Reduce OTA undercutting that kills direct bookings: – You can catch channels offering lower rates than your brand site. This helps you protect your direct business and avoid losing guests to third-party platforms.

Keep pricing consistent across your brand site and OTAs: Uniform pricing builds trust. Guests feel confident booking directly when they know they’re getting the same rate. 

4. Predictive Demand Intelligence

Predictive Demand Intelligence

Predictive demand intelligence connects marketing strategy with revenue performance. It gives both teams the same view of what’s coming.

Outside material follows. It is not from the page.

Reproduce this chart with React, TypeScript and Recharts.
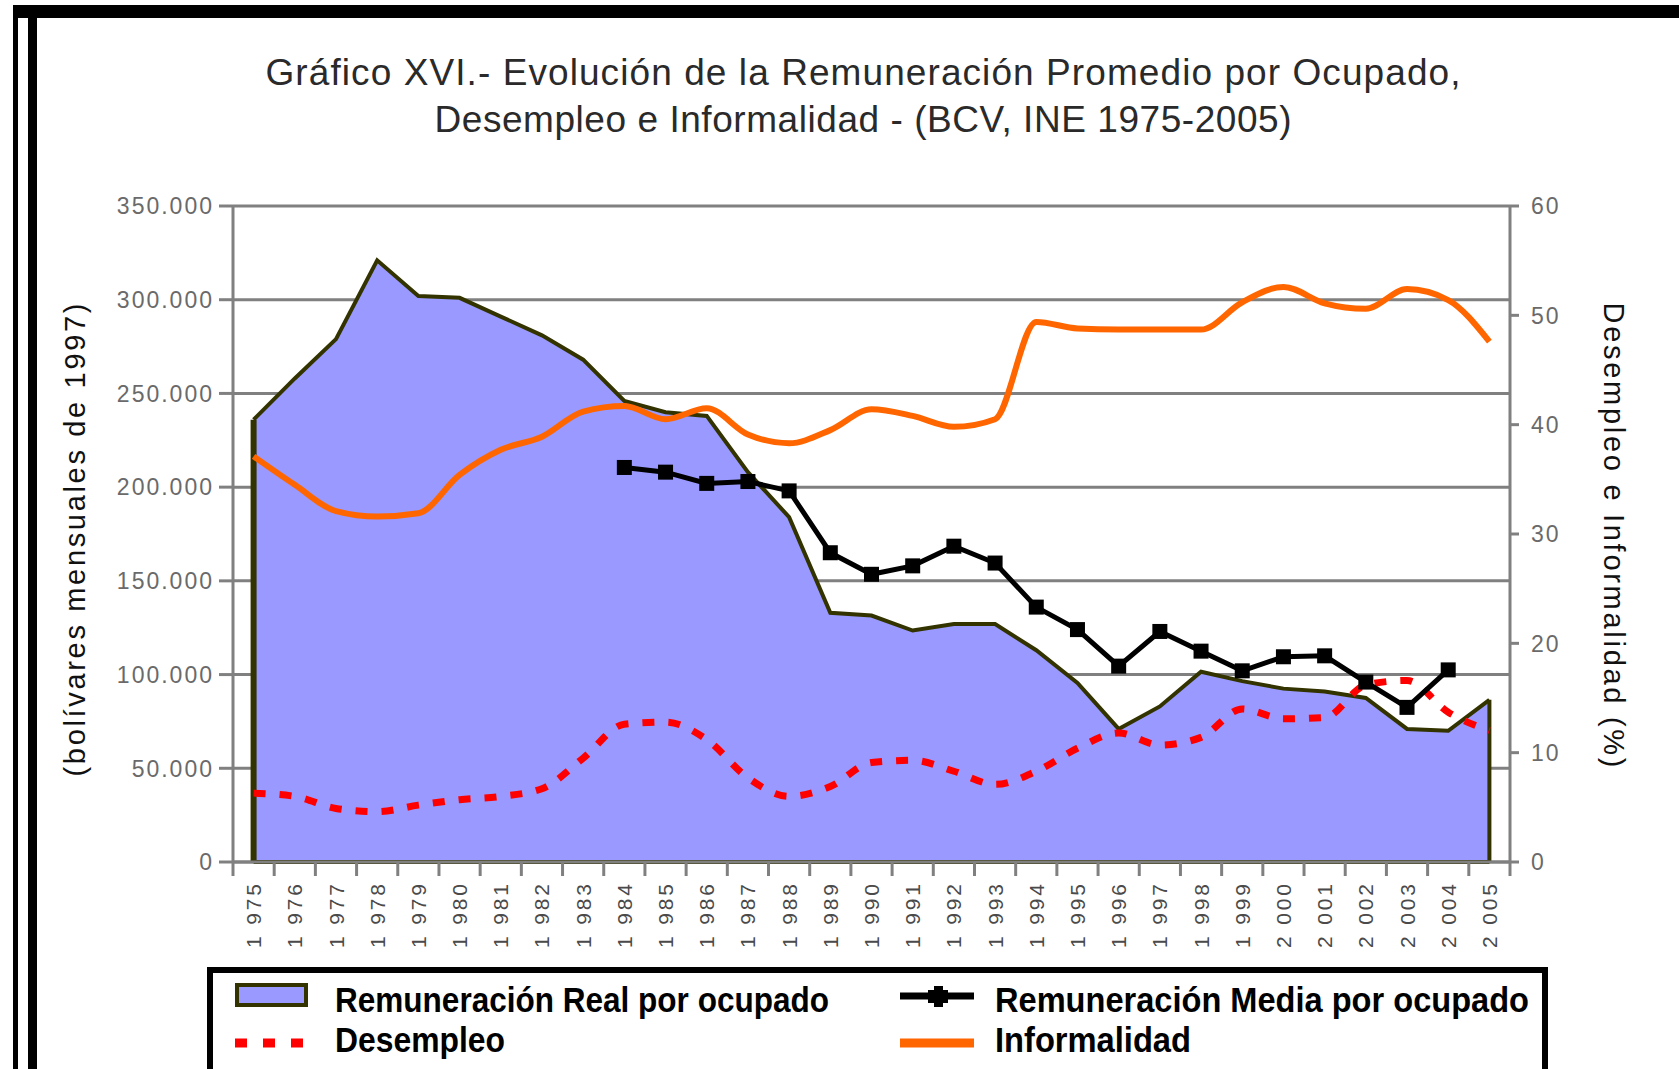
import {
  Area,
  CartesianGrid,
  ComposedChart,
  Legend,
  Line,
  ReferenceLine,
  XAxis,
  YAxis,
} from "recharts";

const W = 1679;
const H = 1069;
const PLOT_LEFT = 233;
const PLOT_RIGHT = 1510;
const PLOT_TOP = 206;
const PLOT_BOTTOM = 862;

const GRAY = "#808080";
const OLIVE = "#333300";
const AREA_FILL = "#9999ff";
const ORANGE = "#ff6600";
const RED = "#ff0000";
const FONT = "'Liberation Sans', Arial, sans-serif";

const YEARS = [
  "1975", "1976", "1977", "1978", "1979", "1980", "1981", "1982", "1983", "1984",
  "1985", "1986", "1987", "1988", "1989", "1990", "1991", "1992", "1993", "1994",
  "1995", "1996", "1997", "1998", "1999", "2000", "2001", "2002", "2003", "2004", "2005",
];

// Remuneración real por ocupado (bolívares de 1997)
const REAL = [
  236000, 258000, 279000, 321000, 302000, 301000, 291000, 281000, 268000, 246000,
  240000, 238000, 208000, 184000, 133000, 131500, 123500, 127000, 127000, 113000,
  95500, 71000, 83000, 101500, 96500, 92500, 91000, 87500, 71000, 70000, 86500,
];

// Remuneración media por ocupado (solo 1984-2004)
const MEDIA = [
  null, null, null, null, null, null, null, null, null, 210500,
  208000, 202000, 203000, 198000, 165000, 153500, 158000, 168500, 159500, 136000,
  124000, 104500, 123000, 112500, 102000, 109500, 110000, 96000, 82500, 102500, null,
];

// Desempleo (%)
const DESEMPLEO = [
  6.3, 6.0, 4.9, 4.6, 5.2, 5.7, 6.0, 6.7, 9.5, 12.6,
  12.8, 11.2, 7.7, 6.0, 6.9, 9.1, 9.3, 8.3, 7.1, 8.3,
  10.4, 11.8, 10.7, 11.4, 14.0, 13.1, 13.2, 16.2, 16.6, 13.7, 12.0,
];

// Informalidad (%)
const INFORMAL = [
  37.1, 34.5, 32.1, 31.6, 31.9, 35.4, 37.7, 38.9, 41.2, 41.7,
  40.5, 41.5, 39.1, 38.3, 39.5, 41.4, 40.8, 39.8, 40.5, 49.4,
  48.8, 48.7, 48.7, 48.7, 51.2, 52.6, 51.1, 50.6, 52.4, 51.4, 47.6,
];

const LEFT_TICKS = [0, 50000, 100000, 150000, 200000, 250000, 300000, 350000];
const RIGHT_TICKS = [0, 10, 20, 30, 40, 50, 60];

const rows = YEARS.map((year, i) => ({
  year,
  real: REAL[i],
  media: MEDIA[i],
  desempleo: DESEMPLEO[i],
  informal: INFORMAL[i],
}));

const thousands = (v: number) => String(v).replace(/\B(?=(\d{3})+(?!\d))/g, ".");
const spacedYear = (y: string) => `${y[0]} ${y.slice(1)}`;

// categorías centradas en su banda, como en Excel
const BAND = (PLOT_RIGHT - PLOT_LEFT) / YEARS.length;

function LeftTick(props: any) {
  const { x, y, payload } = props;
  return (
    <text x={x} y={y} dy="0.36em" textAnchor="end" fontFamily={FONT} fontSize={23} letterSpacing={2} fill="#6a6a6a">
      {thousands(payload.value)}
    </text>
  );
}

function RightTick(props: any) {
  const { x, y, payload } = props;
  return (
    <text x={x} y={y} dy="0.36em" textAnchor="start" fontFamily={FONT} fontSize={23} letterSpacing={2} fill="#6a6a6a">
      {payload.value}
    </text>
  );
}

function YearTick(props: any) {
  const { x, payload, index } = props;
  const half = BAND / 2;
  const top = PLOT_BOTTOM + 22;
  const last = index === YEARS.length - 1;
  return (
    <g>
      <line x1={x - half} x2={x - half} y1={PLOT_BOTTOM} y2={PLOT_BOTTOM + 14} stroke={GRAY} strokeWidth={3} />
      {last && <line x1={x + half} x2={x + half} y1={PLOT_BOTTOM} y2={PLOT_BOTTOM + 14} stroke={GRAY} strokeWidth={3} />}
      <text
        x={x}
        y={top}
        dy="0.36em"
        textAnchor="end"
        transform={`rotate(-90, ${x}, ${top})`}
        fontFamily={FONT}
        fontSize={21}
        textLength={64}
        fill="#4a4a4a"
      >
        {spacedYear(payload.value)}
      </text>
    </g>
  );
}

function SquareDot(props: any) {
  const { cx, cy, value, index } = props;
  if (value == null || cx == null || cy == null) return <g key={`d${index}`} />;
  return <rect key={`d${index}`} x={cx - 7.5} y={cy - 7.5} width={15} height={15} fill="#000" />;
}

// cuadro de leyenda, coordenadas relativas a su contenedor (left 207, top 967)
function LegendBox() {
  const txt = { fontFamily: FONT, fontWeight: 700, fontSize: 35, fill: "#000" } as const;
  return (
    <svg width={1472} height={102} style={{ display: "block" }}>
      <rect x={0} y={0} width={1341} height={6} fill="#000" />
      <rect x={0} y={0} width={6} height={102} fill="#000" />
      <rect x={1335} y={0} width={6} height={102} fill="#000" />

      <rect x={30} y={18} width={69} height={20} fill={AREA_FILL} stroke={OLIVE} strokeWidth={4} />
      <text x={128} y={45} textLength={494} lengthAdjust="spacingAndGlyphs" {...txt}>
        Remuneración Real por ocupado
      </text>

      <line x1={28} x2={98} y1={76} y2={76} stroke={RED} strokeWidth={9} strokeDasharray="12 16" />
      <text x={128} y={85} textLength={170} lengthAdjust="spacingAndGlyphs" {...txt}>
        Desempleo
      </text>

      <line x1={693} x2={767} y1={29} y2={29} stroke="#000" strokeWidth={7} />
      <rect x={721} y={23} width={20} height={13} fill="#000" />
      <rect x={727} y={19} width={9} height={21} fill="#000" />
      <text x={788} y={45} textLength={534} lengthAdjust="spacingAndGlyphs" {...txt}>
        Remuneración Media por ocupado
      </text>

      <line x1={693} x2={767} y1={76} y2={76} stroke={ORANGE} strokeWidth={9} />
      <text x={788} y={85} textLength={196} lengthAdjust="spacingAndGlyphs" {...txt}>
        Informalidad
      </text>
    </svg>
  );
}

export default function App() {
  return (
    <div style={{ position: "fixed", left: 0, top: 0, width: W, height: H, background: "#fff", overflow: "hidden" }}>
      {/* marco */}
      <div style={{ position: "absolute", left: 13, top: 5, width: W - 13, height: 13, background: "#000" }} />
      <div style={{ position: "absolute", left: 13, top: 5, width: 5, height: H, background: "#000" }} />
      <div style={{ position: "absolute", left: 28, top: 18, width: 9, height: H, background: "#000" }} />

      <div style={{ position: "absolute", left: 0, top: 0 }}>
        <ComposedChart width={W} height={H} data={rows} margin={{ top: PLOT_TOP, right: 0, left: 0, bottom: 0 }}>
          <CartesianGrid yAxisId="left" vertical={false} stroke={GRAY} strokeWidth={3} />
          <XAxis
            dataKey="year"
            interval={0}
            height={H - PLOT_BOTTOM}
            padding={{ left: BAND / 2, right: BAND / 2 }}
            tickLine={false}
            tick={<YearTick />}
            axisLine={{ stroke: GRAY, strokeWidth: 3 }}
          />
          <YAxis
            yAxisId="left"
            width={PLOT_LEFT}
            domain={[0, 350000]}
            ticks={LEFT_TICKS}
            interval={0}
            tickSize={14}
            tickMargin={5}
            tick={<LeftTick />}
            tickLine={{ stroke: GRAY, strokeWidth: 3 }}
            axisLine={{ stroke: GRAY, strokeWidth: 3 }}
          />
          <YAxis
            yAxisId="right"
            orientation="right"
            width={W - PLOT_RIGHT}
            domain={[0, 60]}
            ticks={RIGHT_TICKS}
            interval={0}
            tickSize={9}
            tickMargin={12}
            tick={<RightTick />}
            tickLine={{ stroke: GRAY, strokeWidth: 3 }}
            axisLine={{ stroke: GRAY, strokeWidth: 3 }}
          />
          <Area
            yAxisId="left"
            dataKey="real"
            type="linear"
            fill={AREA_FILL}
            fillOpacity={1}
            stroke={OLIVE}
            strokeWidth={4}
            isAnimationActive={false}
          />
          <ReferenceLine
            yAxisId="left"
            segment={[{ x: YEARS[0], y: 0 }, { x: YEARS[0], y: REAL[0] }]}
            stroke={OLIVE}
            strokeWidth={6}
          />
          <ReferenceLine
            yAxisId="left"
            segment={[{ x: YEARS[YEARS.length - 1], y: 0 }, { x: YEARS[YEARS.length - 1], y: REAL[REAL.length - 1] }]}
            stroke={OLIVE}
            strokeWidth={4}
          />
          <ReferenceLine
            yAxisId="left"
            segment={[{ x: YEARS[0], y: 0 }, { x: YEARS[YEARS.length - 1], y: 0 }]}
            stroke={OLIVE}
            strokeWidth={4}
          />
          <Line
            yAxisId="right"
            dataKey="desempleo"
            type="monotone"
            stroke={RED}
            strokeWidth={7}
            strokeDasharray="12 14"
            dot={false}
            isAnimationActive={false}
          />
          <Line
            yAxisId="left"
            dataKey="media"
            type="linear"
            stroke="#000"
            strokeWidth={5}
            dot={SquareDot}
            connectNulls={false}
            isAnimationActive={false}
          />
          <Line
            yAxisId="right"
            dataKey="informal"
            type="monotone"
            stroke={ORANGE}
            strokeWidth={6}
            dot={false}
            isAnimationActive={false}
          />
          <Legend
            layout="horizontal"
            verticalAlign="middle"
            align="center"
            content={<LegendBox />}
            wrapperStyle={{ left: 207, top: 967, width: 1472, height: 102 }}
          />
        </ComposedChart>
      </div>

      {/* títulos */}
      <svg width={W} height={H} style={{ position: "absolute", left: 0, top: 0, pointerEvents: "none" }}>
        <text x={863} y={85} textAnchor="middle" fontFamily={FONT} fontSize={37} textLength={1195} fill="#2a2a2a">
          Gráfico XVI.- Evolución de la Remuneración Promedio por Ocupado,
        </text>
        <text x={863} y={132} textAnchor="middle" fontFamily={FONT} fontSize={37} textLength={857} fill="#2a2a2a">
          Desempleo e Informalidad - (BCV, INE 1975-2005)
        </text>
        <text
          x={75}
          y={540}
          dy="0.36em"
          textAnchor="middle"
          transform="rotate(-90, 75, 540)"
          fontFamily={FONT}
          fontSize={29}
          textLength={473}
          fill="#111"
        >
          (bolívares mensuales de 1997)
        </text>
        <text
          x={1614}
          y={535}
          dy="0.36em"
          textAnchor="middle"
          transform="rotate(90, 1614, 535)"
          fontFamily={FONT}
          fontSize={29}
          textLength={465}
          fill="#111"
        >
          Desempleo e Informalidad (%)
        </text>
      </svg>
    </div>
  );
}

Predictive demand intelligence reads signals from real-time search behavior, like flight searches, OTA lookups, event activity, and even short-term rental trends.

Many demand intelligence tools monitor billions of search data points and convert them into real-time demand signals. 

And, helps you see:

  • Which markets are showing booking interest
  • What types of travelers are searching
  • When and where demand is starting to spike

Marketing teams can use this to target the right source markets at the right time. And, revenue managers can use it to adjust pricing before the rush hits.

This kind of forward-looking data will help your marketing team to launch the right campaign and the right time and avoid missed opportunities when demand is there. This also helps avoid missed opportunities during hidden demand spikes.

5. Tactical Collaboration

For hotels, collaboration between marketing and revenue teams is not optional—it’s critical. Tactical alignment drives both profit and performance. 

Here’s how it works:

Pricing and Promotions:  Promotional offers should always support revenue goals. That means avoiding flat discounts that may fill rooms but damage margins. Instead, teams should work together to build value-added packages that deliver more to the guest while keeping pricing strong, like free breakfast, late checkout, or parking. It’s also critical to time promotions based on length of stay (LOS) patterns and booking windows. For example, if demand picks up late, there’s no need to offer early-bird deals. This only works when marketing and revenue collaborate early, using the same demand signals and rate strategies.

Marketing Spend Optimization: Ad budgets should follow demand, not gut feelings. Revenue managers can share booking intent and market data that helps guide where ad spend will perform best. On the marketing side, using micro-segmentation allows campaigns to focus on high-value guest segments rather than broad targeting. Plus, by tapping into existing guest data from PMS and RMS systems, marketing can run effective retargeting campaigns that reach the right people at the right time. This precision cuts waste and boosts return on every dollar spent.

6. Unified Tools and Processes 

For marketing and revenue teams to stay aligned, they need to work off the same data. That starts with using a shared Business Intelligence platform—a single place where both teams can access key insights like demand trends, booking behavior, and rate performance. When everyone’s pulling from the same source, decisions are faster and more accurate.

Price intelligence tools should be part of that hub. These tools help to track competitor rates, OTA pricing, and market shifts in real time. For hotels, this is the core of smart pricing. Knowing how your prices stack up and adjusting based on live market conditions. When revenue teams use that data to guide pricing, and marketing uses it to build targeted campaigns, you get consistent, profitable results.

Regular strategy check-ins between both teams, weekly or monthly, ensure quick reactions to changing demand. Shared dashboards showing KPIs like Net RevPAR, CPA, booking pace, and rate parity help both sides stay aligned on what matters: PROFIT. 

Conclusion:

Aligning your marketing and revenue management is not just a smart move but an essential one if you want to drive real profit. When both teams share goals, data, and tools, you stop guessing and start making decisions that grow your business.

From smarter pricing with real-time hotel price intelligence to demand-driven promotions and targeted marketing spend, every strategy becomes stronger when it’s built together.

Now is the time to break down SILOS, sync your strategies, and start optimizing for profit, not just for bookings.